Remote Code Execution in LangChain via Unsafe Deserialization in `SQLDatabaseChain`
Overview
A critical remote code execution (RCE) vulnerability was discovered in the LangChain framework, specifically within older versions of the `SQLDatabaseChain` and related components that utilize Python's `pickle` module for serialization and deserialization of objects. The vulnerability stems from the chain's mechanism for saving and loading its state, which, if mishandled by the application developer, could deserialize untrusted data. An attacker could craft a malicious pickle payload and store it in a location that the LangChain application later accesses, such as a vector database or a file system. When the application attempts to load a chain or tool from this malicious payload, the deserialization process via `pickle.loads()` would execute arbitrary code embedded within the payload. This grants the attacker complete control over the application's process, allowing for data exfiltration, lateral movement within the network, or deployment of further malware. The discovery highlighted the inherent dangers of using `pickle` with untrusted data sources and prompted a wider security review of serialization practices across the AI framework ecosystem.

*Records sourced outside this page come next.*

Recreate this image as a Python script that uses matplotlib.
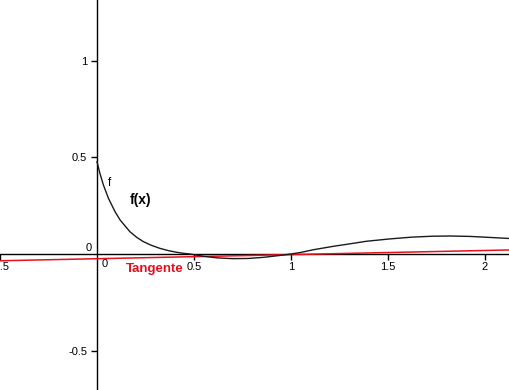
import matplotlib
matplotlib.use("Agg")
import matplotlib.pyplot as plt

# curve f(x)
fx = [0.0, 0.015, 0.033, 0.059, 0.093, 0.119, 0.144, 0.170, 0.205, 0.239, 0.28, 0.325, 0.37,
      0.41, 0.45, 0.48, 0.55, 0.62, 0.70, 0.78, 0.86, 0.93, 1.0, 1.05, 1.115, 1.22,
      1.30, 1.39, 1.51, 1.62, 1.73, 1.82, 1.92, 2.0, 2.13]
fy = [0.477, 0.417, 0.357, 0.288, 0.219, 0.176, 0.146, 0.115, 0.086, 0.064, 0.045, 0.029, 0.017,
      0.009, 0.003, 0.0, -0.012, -0.020, -0.024, -0.023, -0.017, -0.009, 0.0, 0.008, 0.022, 0.040,
      0.052, 0.066, 0.078, 0.087, 0.092, 0.093, 0.091, 0.087, 0.080]

# tangent line end points
tx = [-0.5, 2.13]
ty = [-0.035, 0.021]

xticks = [-0.5, 0.5, 1, 1.5, 2]
xticklabels = ["-0.5", "0.5", "1", "1.5", "2"]
yticks = [-0.5, 0.5, 1]
yticklabels = ["-0.5", "0.5", "1"]

plt.rcParams['font.family'] = ['Liberation Sans', 'DejaVu Sans']

fig = plt.figure(figsize=(5.09, 3.90), dpi=100)
ax = fig.add_axes([0, 0, 1, 1])
ax.set_xlim(-0.5, 2.124)
ax.set_ylim(-0.703, 1.313)

for s in ['top', 'right']:
    ax.spines[s].set_visible(False)
ax.spines['left'].set_position(('data', 0))
ax.spines['bottom'].set_position(('data', 0))
ax.spines['left'].set_linewidth(1.0)
ax.spines['bottom'].set_linewidth(1.0)

ax.set_xticks(xticks)
ax.set_xticklabels(xticklabels)
ax.set_yticks(yticks)
ax.set_yticklabels(yticklabels)
ax.tick_params(axis='x', direction='out', length=4, width=1, pad=2, labelsize=8)
ax.tick_params(axis='y', direction='out', length=4, width=1, pad=3, labelsize=8)

ax.plot(tx, ty, color='#e8101c', lw=1.1, zorder=3)
ax.plot(fx, fy, color='#1a1a1a', lw=1.0, zorder=4)

ax.text(0.067, 0.367, 'f', fontsize=8.5, ha='center', va='center')
ax.text(0.227, 0.279, 'f(x)', fontsize=10, fontweight='bold', ha='center', va='center')
ax.text(0.297, -0.079, 'Tangente', fontsize=9.5, fontweight='bold', color='#e0101e',
        ha='center', va='center')
ax.text(-0.045, 0.029, '0', fontsize=8, ha='center', va='center')
ax.text(0.041, -0.052, '0', fontsize=8, ha='center', va='center')

fig.savefig('out.png', dpi=100)
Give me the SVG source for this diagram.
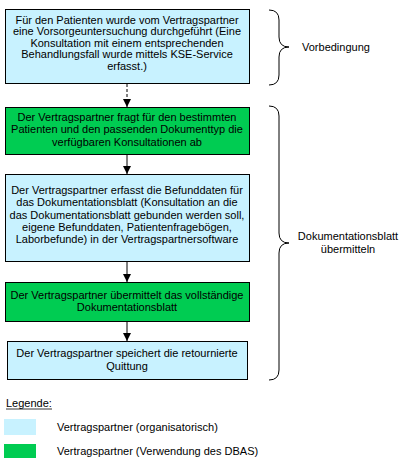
<svg xmlns="http://www.w3.org/2000/svg" width="400" height="466" viewBox="0 0 400 466">
<style>
text{font-family:"Liberation Sans",Arial,sans-serif;font-size:11px;fill:#000}
.c{text-anchor:middle}
.blue{fill:#C8F2FF;stroke:#000;stroke-width:1}
.green{fill:#00CC52;stroke:#000;stroke-width:1}
.line{stroke:#000;stroke-width:1;fill:none}
.brace{stroke:#000;stroke-width:1;fill:none}
</style>
<defs>
<marker id="ah" viewBox="0 0 8 8" refX="8" refY="4" markerWidth="8" markerHeight="8" markerUnits="userSpaceOnUse" orient="auto">
<path d="M0,0 L8,4 L0,8 z" fill="#000"/>
</marker>
</defs>
<rect width="400" height="466" fill="#fff"/>
<g id="connectors">
<line class="line" x1="127" y1="84" x2="127" y2="107" stroke-dasharray="3,2" marker-end="url(#ah)"/>
<line class="line" x1="127" y1="155" x2="127" y2="174" marker-end="url(#ah)"/>
<line class="line" x1="127" y1="262" x2="127" y2="282" marker-end="url(#ah)"/>
<line class="line" x1="127" y1="322" x2="127" y2="341" marker-end="url(#ah)"/>
</g>
<g id="n1">
<rect class="blue" x="5.5" y="9.5" width="244" height="74"/>
<text class="c" x="127" y="23.5">Für den Patienten wurde vom Vertragspartner</text>
<text class="c" x="127" y="35">eine Vorsorgeuntersuchung durchgeführt (Eine</text>
<text class="c" x="127" y="46.5">Konsultation mit einem entsprechenden</text>
<text class="c" x="127" y="58">Behandlungsfall wurde mittels KSE-Service</text>
<text class="c" x="127" y="69.5">erfasst.)</text>
</g>
<g id="n2">
<rect class="green" x="5.5" y="107.5" width="244" height="47"/>
<text class="c" x="127" y="120.5">Der Vertragspartner fragt für den bestimmten</text>
<text class="c" x="127" y="133">Patienten und den passenden Dokumenttyp die</text>
<text class="c" x="127" y="145.5">verfügbaren Konsultationen ab</text>
</g>
<g id="n3">
<rect class="blue" x="5.5" y="174.5" width="244" height="87"/>
<text class="c" x="127" y="194">Der Vertragspartner erfasst die Befunddaten für</text>
<text class="c" x="127" y="206.3">das Dokumentationsblatt (Konsultation an die</text>
<text class="c" x="127" y="218.6">das Dokumentationsblatt gebunden werden soll,</text>
<text class="c" x="127" y="230.9">eigene Befunddaten, Patientenfragebögen,</text>
<text class="c" x="127" y="243.2">Laborbefunde) in der Vertragspartnersoftware</text>
</g>
<g id="n4">
<rect class="green" x="5.5" y="282.5" width="244" height="39"/>
<text class="c" x="127" y="298.5">Der Vertragspartner übermittelt das vollständige</text>
<text class="c" x="127" y="311">Dokumentationsblatt</text>
</g>
<g id="n5">
<rect class="blue" x="7.5" y="341.5" width="240" height="38"/>
<text class="c" x="127" y="357">Der Vertragspartner speichert die retournierte</text>
<text class="c" x="127" y="370">Quittung</text>
</g>
<g id="brace1">
<path class="brace" d="M269,10 Q279,10 279,20 L279,37 Q279,47 289,47 Q279,47 279,57 L279,75 Q279,85 269,85"/>
<text x="302" y="51">Vorbedingung</text>
</g>
<g id="brace2">
<path class="brace" d="M269,106 Q279,106 279,116 L279,233 Q279,243 289,243 Q279,243 279,253 L279,370 Q279,380 269,380"/>
<text class="c" x="348" y="240">Dokumentationsblatt</text>
<text class="c" x="348" y="253">übermitteln</text>
</g>
<g id="legend">
<text x="6" y="407">Legende:</text>
<line x1="6" y1="409" x2="52" y2="409" stroke="#000" stroke-width="0.8"/>
<rect x="4" y="419" width="32" height="16" fill="#C8F2FF"/>
<text x="57" y="430.5">Vertragspartner (organisatorisch)</text>
<rect x="4" y="444" width="32" height="14" fill="#00CC52"/>
<text x="57" y="454.5">Vertragspartner (Verwendung des DBAS)</text>
</g>
</svg>
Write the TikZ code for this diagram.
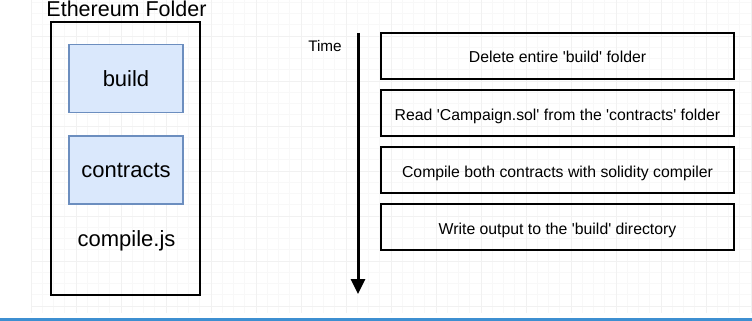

Many applications using LangChain for agentic workflows, where state is passed between different runs or agents, were potentially vulnerable if they did not properly sanitize inputs or used insecure loading mechanisms.
Affected Systems
Testing Guide
1. **Check LangChain Version:** In your Python environment, run `pip show langchain` and check if the version is below `0.0.342`. 2. **Code Audit for `pickle`:** Search your project's codebase for the import statements `import pickle` or `import _pickle` used in conjunction with LangChain's saving/loading functions like `load_chain`. 3. **Test with Safe Payload:** Attempt to save and load a simple chain to a file. Then, inspect the file. If it contains binary data characteristic of a pickle file rather than human-readable text (like JSON), your application might be using the vulnerable mechanism.
Mitigation Steps
1. **Upgrade LangChain:** Immediately upgrade to version `0.0.342` or later. The patch replaces the use of `pickle` with the safer `json` format for serialization. 2. **Avoid Pickle:** Audit your codebase for any custom use of `pickle` or `cPickle` for loading data from potentially untrusted sources. Replace them with safer serialization formats like JSON or XML, ensuring proper parsing and validation. 3. **Use Sandboxing:** Run LangChain agents and chains in sandboxed environments (e.g., Docker containers with minimal privileges, gVisor) to limit the impact of a potential RCE. 4. **Input Validation:** Implement strict validation and sanitization on all data that is processed by LangChain components, especially data retrieved from external documents or user inputs before it is used in a chain.
Patch Details
Patched in LangChain version 0.0.342 by replacing `pickle` serialization with `json`.